HERRERA LAUDS TRIAL COURT DECISION FINDING DISCRIMINATORY MARRIAGE LAWS UNCONSTITUTIONAL
Judge Kramer's Decision 'Rejects Discrimination and Affirms
Family Values for All California Families,' City Attorney Says
SAN FRANCISCO (March 14, 2005) -- City Attorney Dennis Herrera today hailed the trial court ruling sustaining his office's challenge to the constitutionality of state marriage statutes that discriminate against gay and lesbian couples as "thoughtful, well reasoned and courageous." San Francisco Superior Court Judge Richard A. Kramer ruled that laws restricting marriage rights to opposite-sex couples violate equal protection guarantees in the California Constitution. Trial and appellate courts in other states in the U.S. and in other countries around the world have similarly concluded that laws excluding gay and lesbian couples from marriage violate constitutional principles, but Judge Kramer's ruling is the first by a California court to address the issue.
"Today's ruling is an important step toward a fairer, more just California that rejects discrimination and affirms family values for all California families," Herrera said. "I am extremely pleased not only for gay and lesbian couples in this state, but for the children born into or adopted by such couples, who will now have the same benefits and protections that children in families headed by heterosexuals enjoy. Judge Kramer has delivered a carefully reasoned and thoroughly convincing decision today, and I am optimistic that it will withstand the inevitable appeals."
In a 27-page decision released this afternoon, Kramer concluded that both sections of the state Family Code that exclude gay and lesbian couples from marriage "are unconstitutional under the California Constitution," adding that "The idea that marriage-like rights without marriage is adequate smacks of a concept long rejected by the courts: separate but equal."
The attorney general and conservative anti-gay organizations involved in the litigation are expected to appeal Kramer's decision to the state Court of Appeal.
Filed within an hour of the California Supreme Court's March 11, 2004 order prohibiting San Francisco officials from continuing to issue marriage licenses to same-sex couples, Herrera's direct constitutional challenge to state marriage laws in City and County of San Francisco vs. State of California made the City the first government entity in American history to challenge the constitutionality of state marriage laws as they apply to gay and lesbian couples and the first suit by anyone to challenge California's marriage statutes. The City's case was later consolidated with a similar suit filed the following day by the National Center for Lesbian Rights on behalf of same-sex couples, Equality California and Our Family Coalition. That consolidated case was then coordinated with other constitutional challenges from Los Angeles and San Francisco before Judge Kramer under court rules governing complex litigation.

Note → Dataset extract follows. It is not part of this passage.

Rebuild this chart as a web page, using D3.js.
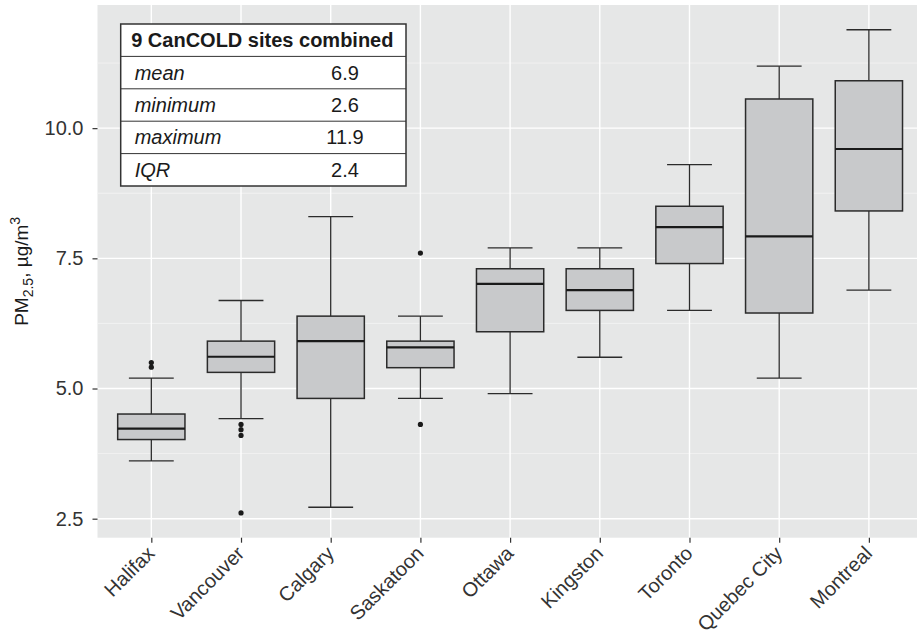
<!DOCTYPE html>
<html lang="en">
<head>
<meta charset="UTF-8">
<title>PM2.5 by CanCOLD site</title>
<script src="https://cdnjs.cloudflare.com/ajax/libs/d3/7.8.5/d3.min.js"></script>
<style>
  body { margin: 0; background: #fff; }
  svg { display: block; font-family: "Liberation Sans", Arial, sans-serif; }
</style>
</head>
<body>
<div id="chart"></div>
<script>
// data
var cities = ["Halifax", "Vancouver", "Calgary", "Saskatoon", "Ottawa", "Kingston", "Toronto", "Quebec City", "Montreal"];
var whiskerLow = [3.61, 4.42, 2.72, 4.81, 4.90, 5.60, 6.50, 5.20, 6.89];
var q1 = [4.02, 5.31, 4.81, 5.40, 6.09, 6.50, 7.40, 6.45, 8.41];
var medians = [4.23, 5.61, 5.91, 5.79, 7.01, 6.89, 8.10, 7.92, 9.60];
var q3 = [4.51, 5.91, 6.39, 5.91, 7.30, 7.30, 8.50, 10.56, 10.91];
var whiskerHigh = [5.20, 6.69, 8.30, 6.39, 7.70, 7.70, 9.30, 11.19, 11.89];
var outliers = [[5.50, 5.41], [4.31, 4.21, 4.10, 2.61], [], [7.60, 4.31], [], [], [], [], []];

var yTicks = [2.5, 5.0, 7.5, 10.0];
var yMinor = [3.75, 6.25, 8.75, 11.25];

var tableTitle = "9 CanCOLD sites combined";
var statNames = ["mean", "minimum", "maximum", "IQR"];
var statValues = ["6.9", "2.6", "11.9", "2.4"];

var W = 917, H = 634;
var panel = { left: 97.5, right: 922.7, top: 5, bottom: 537.7 };
var font = "Liberation Sans, Arial, sans-serif";

var svg = d3.select("#chart").append("svg")
    .attr("width", W)
    .attr("height", H);

var x = d3.scalePoint()
    .domain(cities)
    .range([panel.left, panel.right])
    .padding(0.6);

var y = d3.scaleLinear()
    .domain([2.135, 12.365])
    .range([panel.bottom, panel.top]);

var step = x.step();

// panel background
svg.append("rect")
    .attr("x", panel.left)
    .attr("y", panel.top)
    .attr("width", panel.right - panel.left)
    .attr("height", panel.bottom - panel.top)
    .attr("fill", "#e6e7e7");

// grid lines
svg.selectAll(".minor")
    .data(yMinor)
    .enter().append("line")
    .attr("x1", panel.left).attr("x2", panel.right)
    .attr("y1", function(d) { return y(d); })
    .attr("y2", function(d) { return y(d); })
    .attr("stroke", "#f4f4f4")
    .attr("stroke-width", 0.8);

svg.selectAll(".major")
    .data(yTicks)
    .enter().append("line")
    .attr("x1", panel.left).attr("x2", panel.right)
    .attr("y1", function(d) { return y(d); })
    .attr("y2", function(d) { return y(d); })
    .attr("stroke", "#fff")
    .attr("stroke-width", 1.4);

svg.selectAll(".vgrid")
    .data(cities)
    .enter().append("line")
    .attr("x1", function(d) { return x(d); })
    .attr("x2", function(d) { return x(d); })
    .attr("y1", panel.top).attr("y2", panel.bottom)
    .attr("stroke", "#fff")
    .attr("stroke-width", 1.4);

// axes
var yAxis = d3.axisLeft(y)
    .tickValues(yTicks)
    .tickFormat(d3.format(".1f"))
    .tickSize(5)
    .tickPadding(9);

var gy = svg.append("g")
    .attr("transform", "translate(" + panel.left + ",0)")
    .call(yAxis);
gy.select(".domain").remove();
gy.selectAll(".tick line").attr("stroke", "#333").attr("stroke-width", 1.2);
gy.selectAll(".tick text").attr("font-size", 20).attr("fill", "#333")
    .attr("font-family", font);

var xAxis = d3.axisBottom(x)
    .tickSize(5)
    .tickPadding(4);

var gx = svg.append("g")
    .attr("transform", "translate(0," + panel.bottom + ")")
    .call(xAxis);
gx.select(".domain").remove();
gx.selectAll(".tick line").attr("stroke", "#333").attr("stroke-width", 1.2);
gx.selectAll(".tick text")
    .attr("font-size", 20)
    .attr("fill", "#333")
    .attr("font-family", font)
    .attr("text-anchor", "end")
    .attr("dy", null)
    .attr("y", 0)
    .attr("x", 0)
    .attr("transform", "translate(4,17) rotate(-45)");

// boxplots
var idx = d3.range(cities.length);
var boxW = step * 0.75, capW = step * 0.5;
var ink = "#2b2b2b";

var g = svg.append("g");

// whiskers
g.selectAll(".whisk-lo")
    .data(idx).enter().append("line")
    .attr("x1", function(i) { return x(cities[i]); })
    .attr("x2", function(i) { return x(cities[i]); })
    .attr("y1", function(i) { return y(q1[i]); })
    .attr("y2", function(i) { return y(whiskerLow[i]); })
    .attr("stroke", ink).attr("stroke-width", 1.3);

g.selectAll(".whisk-hi")
    .data(idx).enter().append("line")
    .attr("x1", function(i) { return x(cities[i]); })
    .attr("x2", function(i) { return x(cities[i]); })
    .attr("y1", function(i) { return y(q3[i]); })
    .attr("y2", function(i) { return y(whiskerHigh[i]); })
    .attr("stroke", ink).attr("stroke-width", 1.3);

// caps
[whiskerLow, whiskerHigh].forEach(function(arr) {
    g.selectAll(null)
        .data(idx).enter().append("line")
        .attr("x1", function(i) { return x(cities[i]) - capW / 2; })
        .attr("x2", function(i) { return x(cities[i]) + capW / 2; })
        .attr("y1", function(i) { return y(arr[i]); })
        .attr("y2", function(i) { return y(arr[i]); })
        .attr("stroke", ink).attr("stroke-width", 1.3);
});

// boxes
g.selectAll(".box")
    .data(idx).enter().append("rect")
    .attr("x", function(i) { return x(cities[i]) - boxW / 2; })
    .attr("width", boxW)
    .attr("y", function(i) { return y(q3[i]); })
    .attr("height", function(i) { return y(q1[i]) - y(q3[i]); })
    .attr("fill", "#c8c9cb")
    .attr("stroke", ink)
    .attr("stroke-width", 1.5);

// medians
g.selectAll(".median")
    .data(idx).enter().append("line")
    .attr("x1", function(i) { return x(cities[i]) - boxW / 2; })
    .attr("x2", function(i) { return x(cities[i]) + boxW / 2; })
    .attr("y1", function(i) { return y(medians[i]); })
    .attr("y2", function(i) { return y(medians[i]); })
    .attr("stroke", "#1a1a1a").attr("stroke-width", 2.2);

// outliers
var pts = [];
outliers.forEach(function(list, i) {
    list.forEach(function(v) { pts.push({ city: cities[i], v: v }); });
});
g.selectAll(".outlier")
    .data(pts).enter().append("circle")
    .attr("cx", function(d) { return x(d.city); })
    .attr("cy", function(d) { return y(d.v); })
    .attr("r", 2.6)
    .attr("fill", "#1a1a1a");

// y axis title
var title = svg.append("text")
    .attr("transform", "translate(28," + ((panel.top + panel.bottom) / 2) + ") rotate(-90)")
    .attr("text-anchor", "middle")
    .attr("font-size", 19)
    .attr("fill", "#1a1a1a");
title.append("tspan").text("PM");
title.append("tspan").attr("font-size", 14).attr("dy", 5).text("2.5");
title.append("tspan").attr("dy", -5).text(", \u00b5g/m");
title.append("tspan").attr("font-size", 14).attr("dy", -8).text("3");

// summary table
var tbl = { x: 120.7, y: 24, w: 285.3, rowH: 32.4 };
var tg = svg.append("g");
var nRows = statNames.length + 1;

tg.append("rect")
    .attr("x", tbl.x).attr("y", tbl.y)
    .attr("width", tbl.w).attr("height", tbl.rowH * nRows)
    .attr("fill", "#fff")
    .attr("stroke", "#333")
    .attr("stroke-width", 1.5);

tg.selectAll(".row-line")
    .data(d3.range(1, nRows)).enter().append("line")
    .attr("x1", tbl.x).attr("x2", tbl.x + tbl.w)
    .attr("y1", function(r) { return tbl.y + r * tbl.rowH; })
    .attr("y2", function(r) { return tbl.y + r * tbl.rowH; })
    .attr("stroke", "#333").attr("stroke-width", 1);

tg.append("text")
    .attr("x", tbl.x + 10.5)
    .attr("y", tbl.y + tbl.rowH / 2)
    .attr("dy", "0.35em")
    .attr("font-size", 20)
    .attr("font-weight", "bold")
    .attr("fill", "#1a1a1a")
    .text(tableTitle);

tg.selectAll(".stat-name")
    .data(statNames).enter().append("text")
    .attr("x", tbl.x + 14)
    .attr("y", function(d, i) { return tbl.y + (i + 1.5) * tbl.rowH; })
    .attr("dy", "0.35em")
    .attr("font-size", 20)
    .attr("font-style", "italic")
    .attr("fill", "#1a1a1a")
    .text(function(d) { return d; });

tg.selectAll(".stat-val")
    .data(statValues).enter().append("text")
    .attr("x", tbl.x + 224.3)
    .attr("y", function(d, i) { return tbl.y + (i + 1.5) * tbl.rowH; })
    .attr("dy", "0.35em")
    .attr("text-anchor", "middle")
    .attr("font-size", 20)
    .attr("fill", "#1a1a1a")
    .text(function(d) { return d; });
</script>
</body>
</html>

Through months of briefing and oral arguments that concluded last January, lawyers for the City proved that the ban against gay and lesbian marriage costs the City and County of San Francisco millions of dollars each year. Forcing San Francisco to discriminate against lesbian and gay couples and families in this manner also offends the City's longstanding public policies prohibiting sexual orientation discrimination and supporting equal rights and benefits for all families. The City Attorney's arguments relied on important protections for individual civil rights spelled out in the California Constitution, which render the continued exclusion of gay men and lesbians from marriage unsupportable under any standard of judicial scrutiny.
From the outset, Herrera has said his case "asserts the long-held principle that discrimination is not merely detrimental to the minority it singles out, but to the majority that would abide it," arguing that "without full recognition of gay and lesbian families through marriage, San Francisco is limited in its ability to protect the equal rights of its citizens, and harmed in ways tangible and otherwise by an injustice that has no place in 21st Century California."

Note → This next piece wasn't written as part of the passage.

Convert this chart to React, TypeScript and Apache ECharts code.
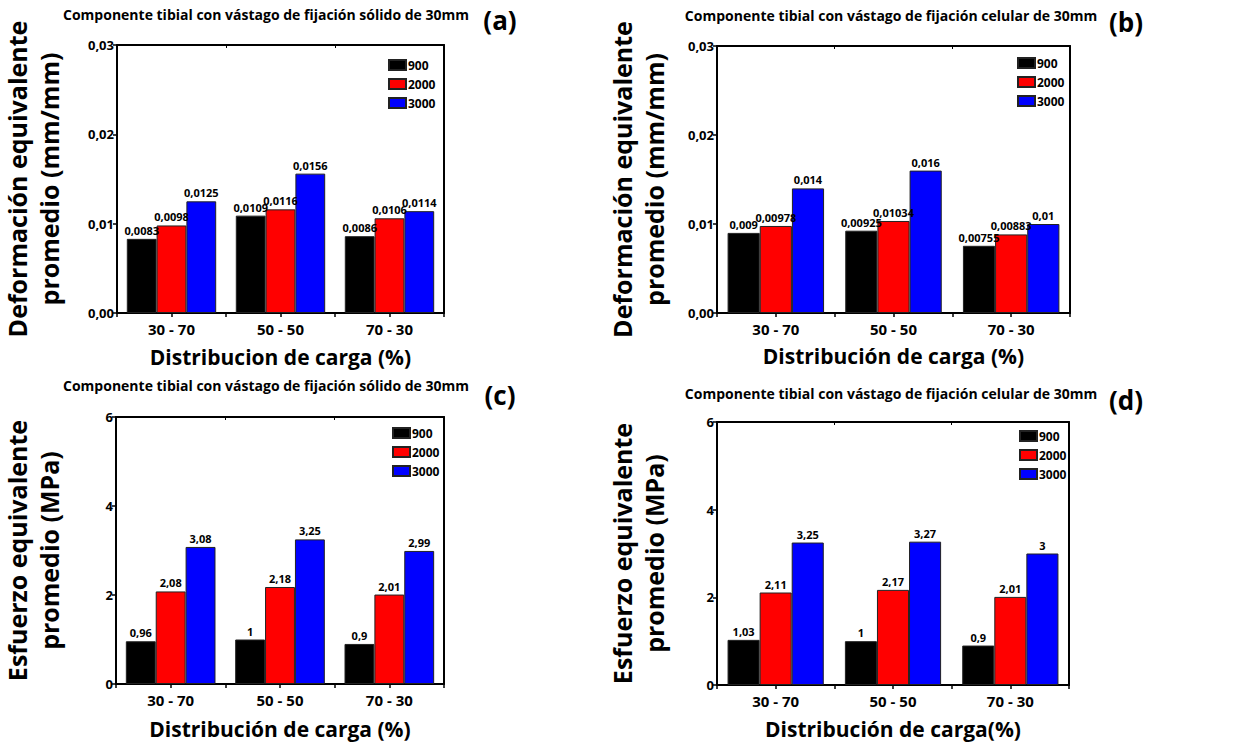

At a City Hall press conference here later today, Herrera will be joined by National Center for Lesbian Rights Executive Director Kate Kendell to react to the ruling and take questions from members of the news media. Also expected to attend are Mayor Gavin Newsom and other City elected officials along with plaintiff couples in the case handled by NCLR, Lambda Legal and the ACLU of Northern California. On hand from the City's legal team will be Chief Deputy City Attorney Therese M. Stewart and Deputy City Attorneys Sherri Sokeland Kaiser and Kathleen S. Morris as well as Bobbie J. Wilson, representing the City's pro bono outside counsel from the law firm of Howard Rice Nemerovski Canady Falk & Rabkin.
The case is City and County of San Francisco, v. State of California (Judicial Council Coordination Proceeding No. 4365; San Francisco Superior Court Case No. 429-539, consolidated with case no. 504-038, before the Hon. Richard A. Kramer).